It is one of the laws of Homo vehiculus, the wheel-dependent subspecies of our kind, that if you find a roadless patch in Britain you can have the place to yourself. Almost. We were happy to share the whole day on Bleaklow – a name that speaks volumes by itself – with five others. And two of them were at some other, undetermined gritstone edge, on a far horizon.
Our hearts, however, were for the Barrow Stones, the monolith group below Bleaklow Hill and surely the most beautiful in an area not short of such monuments. They’re about an hour’s slow grind across the moors that were traditionally shooting terrain. Despite the map indicating shooters’ butts and a cabin, we heard the distant sounds of a single red grouse during the entire visit, suggesting that both the bird and its followers could fade away in a near future.
The area’s other famous inhabitant is labrador tea, a northern rhododendron shrub with white flowers that occurs nowhere else in Derbyshire. What I love most is the speculative story of how it arrived about 75 years ago – in the gut of some hardy Arctic, seed-eating beast, like a snow bunting.
The main attraction for us is the wildlife visible in the stones themselves. Worn smooth by millennia of exposure at almost 2,000 feet, these rocks have acquired a fantastical array of organic shapes. Every visit produces new discoveries. In fact, the very same stone can possess multiple identities depending on angle, or your own inner whim.

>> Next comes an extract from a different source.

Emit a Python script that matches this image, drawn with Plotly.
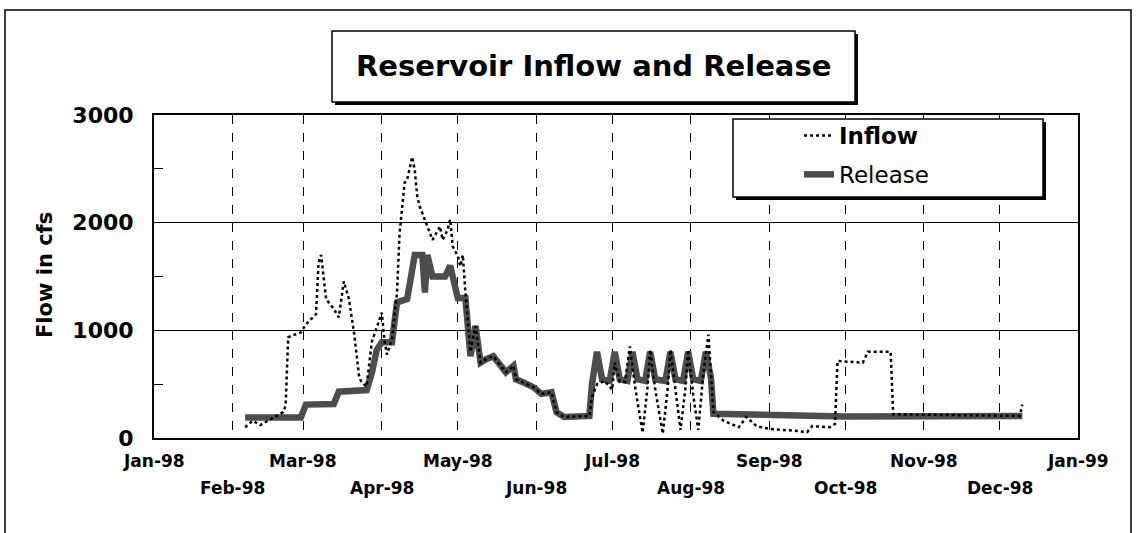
import plotly.graph_objects as go

# Release (cfs)
release_dates = [
    "1998-02-06", "1998-02-28", "1998-03-02", "1998-03-13", "1998-03-15", "1998-03-26",
    "1998-03-28", "1998-03-30", "1998-04-01", "1998-04-05", "1998-04-07", "1998-04-11",
    "1998-04-14", "1998-04-17", "1998-04-18", "1998-04-19", "1998-04-21", "1998-04-26",
    "1998-04-28", "1998-05-01", "1998-05-04", "1998-05-06", "1998-05-08", "1998-05-10",
    "1998-05-12", "1998-05-15", "1998-05-18", "1998-05-20", "1998-05-23", "1998-05-24",
    "1998-05-27", "1998-05-31", "1998-06-03", "1998-06-07", "1998-06-09", "1998-06-12",
    "1998-06-22", "1998-06-23", "1998-06-25", "1998-06-27", "1998-06-30", "1998-07-02",
    "1998-07-04", "1998-07-07", "1998-07-09", "1998-07-11", "1998-07-14", "1998-07-16",
    "1998-07-18", "1998-07-22", "1998-07-24", "1998-07-26", "1998-07-29", "1998-07-31",
    "1998-08-02", "1998-08-05", "1998-08-07", "1998-08-09", "1998-08-10", "1998-09-15",
    "1998-10-01", "1998-12-10",
]
release_cfs = [
    190, 190, 310, 315, 430, 445,
    600, 820, 890, 890, 1260, 1290,
    1700, 1700, 1350, 1700, 1500, 1500,
    1600, 1300, 1300, 760, 1040, 700,
    730, 760, 670, 610, 670, 545,
    515, 470, 410, 425, 240, 195,
    205, 500, 800, 545, 530, 800,
    545, 530, 800, 545, 530, 800,
    545, 530, 800, 545, 530, 800,
    545, 530, 800, 560, 225, 210,
    200, 205,
]

# Inflow (cfs)
inflow_dates = [
    "1998-02-06", "1998-02-09", "1998-02-12", "1998-02-15", "1998-02-19", "1998-02-21",
    "1998-02-22", "1998-02-23", "1998-02-25", "1998-02-28", "1998-03-02", "1998-03-06",
    "1998-03-07", "1998-03-08", "1998-03-10", "1998-03-13", "1998-03-15", "1998-03-17",
    "1998-03-19", "1998-03-21", "1998-03-23", "1998-03-24", "1998-03-26", "1998-03-28",
    "1998-04-01", "1998-04-02", "1998-04-03", "1998-04-05", "1998-04-07", "1998-04-08",
    "1998-04-10", "1998-04-11", "1998-04-13", "1998-04-14", "1998-04-15", "1998-04-16",
    "1998-04-19", "1998-04-21", "1998-04-24", "1998-04-25", "1998-04-27", "1998-04-28",
    "1998-04-29", "1998-05-01", "1998-05-02", "1998-05-03", "1998-05-04", "1998-05-05",
    "1998-05-06", "1998-05-08", "1998-05-10", "1998-05-12", "1998-05-15", "1998-05-18",
    "1998-05-20", "1998-05-23", "1998-05-24", "1998-05-27", "1998-05-31", "1998-06-03",
    "1998-06-07", "1998-06-09", "1998-06-12", "1998-06-22", "1998-06-23", "1998-06-25",
    "1998-06-28", "1998-07-01", "1998-07-02", "1998-07-04", "1998-07-06", "1998-07-08",
    "1998-07-10", "1998-07-13", "1998-07-15", "1998-07-16", "1998-07-18", "1998-07-21",
    "1998-07-23", "1998-07-24", "1998-07-26", "1998-07-28", "1998-07-30", "1998-07-31",
    "1998-08-02", "1998-08-04", "1998-08-06", "1998-08-08", "1998-08-10", "1998-08-14",
    "1998-08-20", "1998-08-23", "1998-08-27", "1998-09-01", "1998-09-12", "1998-09-16",
    "1998-09-18", "1998-09-25", "1998-09-27", "1998-09-28", "1998-10-08", "1998-10-10",
    "1998-10-19", "1998-10-20", "1998-12-09", "1998-12-10",
]
inflow_cfs = [
    100, 160, 120, 160, 220, 240,
    300, 935, 955, 980, 1055, 1150,
    1630, 1700, 1290, 1200, 1120, 1455,
    1290, 980, 575, 515, 480, 890,
    1165, 915, 775, 915, 1350, 1900,
    2370, 2400, 2610, 2490, 2240, 2150,
    1965, 1840, 1965, 1840, 1935, 2030,
    1780, 1690, 1595, 1700, 1350, 1100,
    800, 1040, 700, 730, 760, 670,
    610, 670, 545, 515, 470, 410,
    425, 240, 195, 205, 380, 500,
    530, 450, 700, 520, 520, 850,
    480, 50, 480, 820, 450, 40,
    480, 820, 450, 75, 480, 820,
    400, 75, 600, 960, 240, 160,
    100, 195, 110, 85, 65, 55,
    110, 100, 130, 715, 700, 800,
    800, 220, 205, 310,
]

month_ticks = [
    "1998-01-01", "1998-02-01", "1998-03-01", "1998-04-01", "1998-05-01", "1998-06-01",
    "1998-07-01", "1998-08-01", "1998-09-01", "1998-10-01", "1998-11-01", "1998-12-01",
    "1999-01-01",
]
month_labels = [
    "Jan-98", "Feb-98", "Mar-98", "Apr-98", "May-98", "Jun-98", "Jul-98",
    "Aug-98", "Sep-98", "Oct-98", "Nov-98", "Dec-98", "Jan-99",
]

W, H = 1138, 533
L, R, T, B = 154, 60, 115, 95
PW, PH = W - L - R, H - T - B


def px(x):
    return (x - L) / PW


def py(y):
    return (H - B - y) / PH


FONT = "DejaVu Sans, Arial, sans-serif"

fig = go.Figure()
fig.add_trace(go.Scatter(
    x=release_dates, y=release_cfs, name="Release", mode="lines",
    line=dict(color="#4d4d4d", width=6.5), legendgroup="r", legendrank=2,
))
fig.add_trace(go.Scatter(
    x=inflow_dates, y=inflow_cfs, name="<b>Inflow</b>", mode="lines",
    line=dict(color="black", width=2.5, dash="dot"), legendgroup="i", legendrank=1,
))

fig.update_xaxes(
    type="date", range=["1998-01-01", "1999-01-01"],
    tickvals=month_ticks, showticklabels=False, ticks="",
    showgrid=True, gridcolor="black", gridwidth=1, griddash="dash",
    showline=True, linecolor="black", linewidth=2, mirror=True, zeroline=False,
)
fig.update_yaxes(
    range=[0, 3000], dtick=1000, tickformat="d",
    showgrid=True, gridcolor="black", gridwidth=1,
    ticks="inside", ticklen=9, tickcolor="black",
    minor=dict(dtick=500, ticks="inside", ticklen=9, tickcolor="black", showgrid=False),
    showline=True, linecolor="black", linewidth=2, mirror=True, zeroline=False,
    tickfont=dict(family=FONT, size=22, color="black", weight="bold"),
    ticklabelstandoff=14,
)

# two-row month labels
annotations = []
for i, (d, lab) in enumerate(zip(month_ticks, month_labels)):
    annotations.append(dict(
        x=d, xref="x", y=0, yref="paper", text="<b>%s</b>" % lab, showarrow=False,
        xanchor="center", yanchor="middle", yshift=-23 if i % 2 == 0 else -50,
        font=dict(family=FONT, size=17, color="black"),
    ))

annotations.append(dict(
    x=px(45), xref="paper", y=py(275), yref="paper", text="<b>Flow in cfs</b>",
    xanchor="center", yanchor="middle",
    textangle=-90, showarrow=False, font=dict(family=FONT, size=21, color="black"),
))

annotations.append(dict(
    x=px(593), xref="paper", y=py(66), yref="paper",
    xanchor="center", yanchor="middle",
    text="<b>Reservoir Inflow and Release</b>", showarrow=False,
    font=dict(family=FONT, size=29, color="black"),
))

shapes = [
    # outer frame
    dict(type="rect", xref="paper", yref="paper", x0=px(5), x1=px(1131), y0=py(560), y1=py(10),
         line=dict(color="black", width=1.5)),
    # title box shadow + box
    dict(type="rect", xref="paper", yref="paper", x0=px(335), x1=px(858), y0=py(105), y1=py(34),
         line=dict(width=0), fillcolor="black"),
    dict(type="rect", xref="paper", yref="paper", x0=px(332), x1=px(855), y0=py(102), y1=py(31),
         line=dict(color="black", width=1.5), fillcolor="white"),
    # legend box shadow + box
    dict(type="rect", xref="paper", yref="paper", x0=px(736), x1=px(1046), y0=py(200), y1=py(122),
         line=dict(width=0), fillcolor="black"),
    dict(type="rect", xref="paper", yref="paper", x0=px(733), x1=px(1043), y0=py(197), y1=py(119),
         line=dict(color="black", width=1.5), fillcolor="white"),
]

fig.update_layout(
    width=W, height=H,
    margin=dict(l=L, r=R, t=T, b=B),
    paper_bgcolor="white", plot_bgcolor="white",
    font=dict(family=FONT, color="black"),
    showlegend=True,
    legend=dict(
        x=px(799), y=py(114), xanchor="left", yanchor="top",
        bgcolor="rgba(0,0,0,0)", borderwidth=0,
        font=dict(family=FONT, size=23, color="black"),
        tracegroupgap=6, traceorder="grouped",
    ),
    annotations=annotations,
    shapes=shapes,
)

fig.write_html("out.html", config={"displayModeBar": False},
               post_script="document.body.style.margin='0';")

My haul this time included a sperm whale, an enormous toad, a conclave of Tolkien’s ents and an extinct South American mammal – half warthog, half rhinoceros – called a toxodon. I always go see a favourite – a conference of beings who are a blend of Easter Island gods and those open-mouthed figures in Picasso’s Guernica. This trip’s find was a rock reminding me of the three-metre-tall flightless creature with meat-cleaving beak in the family Phorusrhacidae, whose common name is “terror bird”. It lived in Patagonia about 60m years ago, which, incidentally, is just one‑fifth the age of the Barrow Stones themselves. Sometimes you feel that truly all life is hidden here.